> _YOUR OBJECTIVE_: Make an exact copy of the data below, leaving out every picture.

> _GIVEN INFORMATION_:
■ ■ ■ ■

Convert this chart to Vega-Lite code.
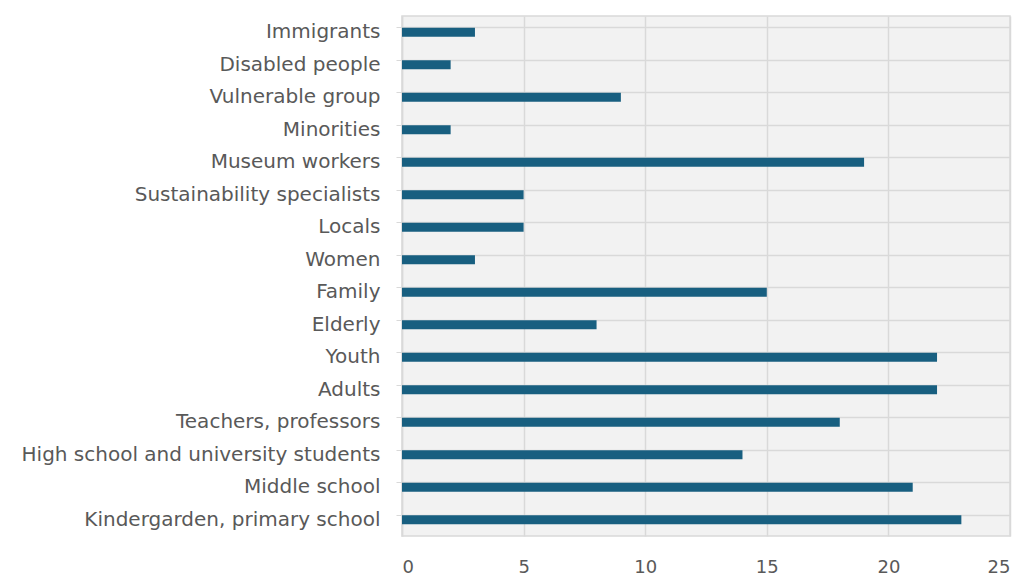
{
  "$schema": "https://vega.github.io/schema/vega-lite/v6.json",
  "autosize": {"type": "none"},
  "padding": {"left": 402, "top": 16, "right": 16, "bottom": 42},
  "width": 608,
  "height": 520,
  "background": "white",
  "data": {
    "values": [
      {"group": "Immigrants", "count": 3},
      {"group": "Disabled people", "count": 2},
      {"group": "Vulnerable group", "count": 9},
      {"group": "Minorities", "count": 2},
      {"group": "Museum workers", "count": 19},
      {"group": "Sustainability specialists", "count": 5},
      {"group": "Locals", "count": 5},
      {"group": "Women", "count": 3},
      {"group": "Family", "count": 15},
      {"group": "Elderly ", "count": 8},
      {"group": "Youth", "count": 22},
      {"group": "Adults", "count": 22},
      {"group": "Teachers, professors", "count": 18},
      {"group": "High school and university students", "count": 14},
      {"group": "Middle school", "count": 21},
      {"group": "Kindergarden, primary school ", "count": 23}
    ]
  },
  "mark": {"type": "bar", "color": "#185f80"},
  "encoding": {
    "y": {
      "field": "group",
      "type": "nominal",
      "sort": null,
      "title": null,
      "scale": {"paddingInner": 0.72, "paddingOuter": 0.36},
      "axis": {
        "bandPosition": 0,
        "grid": true,
        "gridColor": "#d9d9d9",
        "gridWidth": 1.5,
        "domainColor": "#d9d9d9",
        "domainWidth": 1.5,
        "tickColor": "#d9d9d9",
        "tickSize": 6,
        "labelPadding": 16,
        "labelFont": "DejaVu Sans",
        "labelFontSize": 20,
        "labelColor": "#595959",
        "labelLimit": 500
      }
    },
    "x": {
      "field": "count",
      "type": "quantitative",
      "title": null,
      "scale": {"domain": [0, 25], "nice": false},
      "axis": {
        "values": [0, 5, 10, 15, 20, 25],
        "grid": true,
        "gridColor": "#d9d9d9",
        "gridWidth": 1.5,
        "domain": false,
        "ticks": false,
        "labelPadding": 22,
        "labelFont": "DejaVu Sans",
        "labelFontSize": 18,
        "labelColor": "#595959"
      }
    }
  },
  "config": {
    "view": {"fill": "#f2f2f2", "stroke": "#d9d9d9", "strokeWidth": 1.5}
  }
}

■ ■ ■ ■

> _RESPONSE_:
Convert this chart to Vega-Lite code.
{
  "$schema": "https://vega.github.io/schema/vega-lite/v6.json",
  "autosize": {"type": "none"},
  "padding": {"left": 402, "top": 16, "right": 16, "bottom": 42},
  "width": 608,
  "height": 520,
  "background": "white",
  "data": {
    "values": [
      {"group": "Immigrants", "count": 3},
      {"group": "Disabled people", "count": 2},
      {"group": "Vulnerable group", "count": 9},
      {"group": "Minorities", "count": 2},
      {"group": "Museum workers", "count": 19},
      {"group": "Sustainability specialists", "count": 5},
      {"group": "Locals", "count": 5},
      {"group": "Women", "count": 3},
      {"group": "Family", "count": 15},
      {"group": "Elderly ", "count": 8},
      {"group": "Youth", "count": 22},
      {"group": "Adults", "count": 22},
      {"group": "Teachers, professors", "count": 18},
      {"group": "High school and university students", "count": 14},
      {"group": "Middle school", "count": 21},
      {"group": "Kindergarden, primary school ", "count": 23}
    ]
  },
  "mark": {"type": "bar", "color": "#185f80"},
  "encoding": {
    "y": {
      "field": "group",
      "type": "nominal",
      "sort": null,
      "title": null,
      "scale": {"paddingInner": 0.72, "paddingOuter": 0.36},
      "axis": {
        "bandPosition": 0,
        "grid": true,
        "gridColor": "#d9d9d9",
        "gridWidth": 1.5,
        "domainColor": "#d9d9d9",
        "domainWidth": 1.5,
        "tickColor": "#d9d9d9",
        "tickSize": 6,
        "labelPadding": 16,
        "labelFont": "DejaVu Sans",
        "labelFontSize": 20,
        "labelColor": "#595959",
        "labelLimit": 500
      }
    },
    "x": {
      "field": "count",
      "type": "quantitative",
      "title": null,
      "scale": {"domain": [0, 25], "nice": false},
      "axis": {
        "values": [0, 5, 10, 15, 20, 25],
        "grid": true,
        "gridColor": "#d9d9d9",
        "gridWidth": 1.5,
        "domain": false,
        "ticks": false,
        "labelPadding": 22,
        "labelFont": "DejaVu Sans",
        "labelFontSize": 18,
        "labelColor": "#595959"
      }
    }
  },
  "config": {
    "view": {"fill": "#f2f2f2", "stroke": "#d9d9d9", "strokeWidth": 1.5}
  }
}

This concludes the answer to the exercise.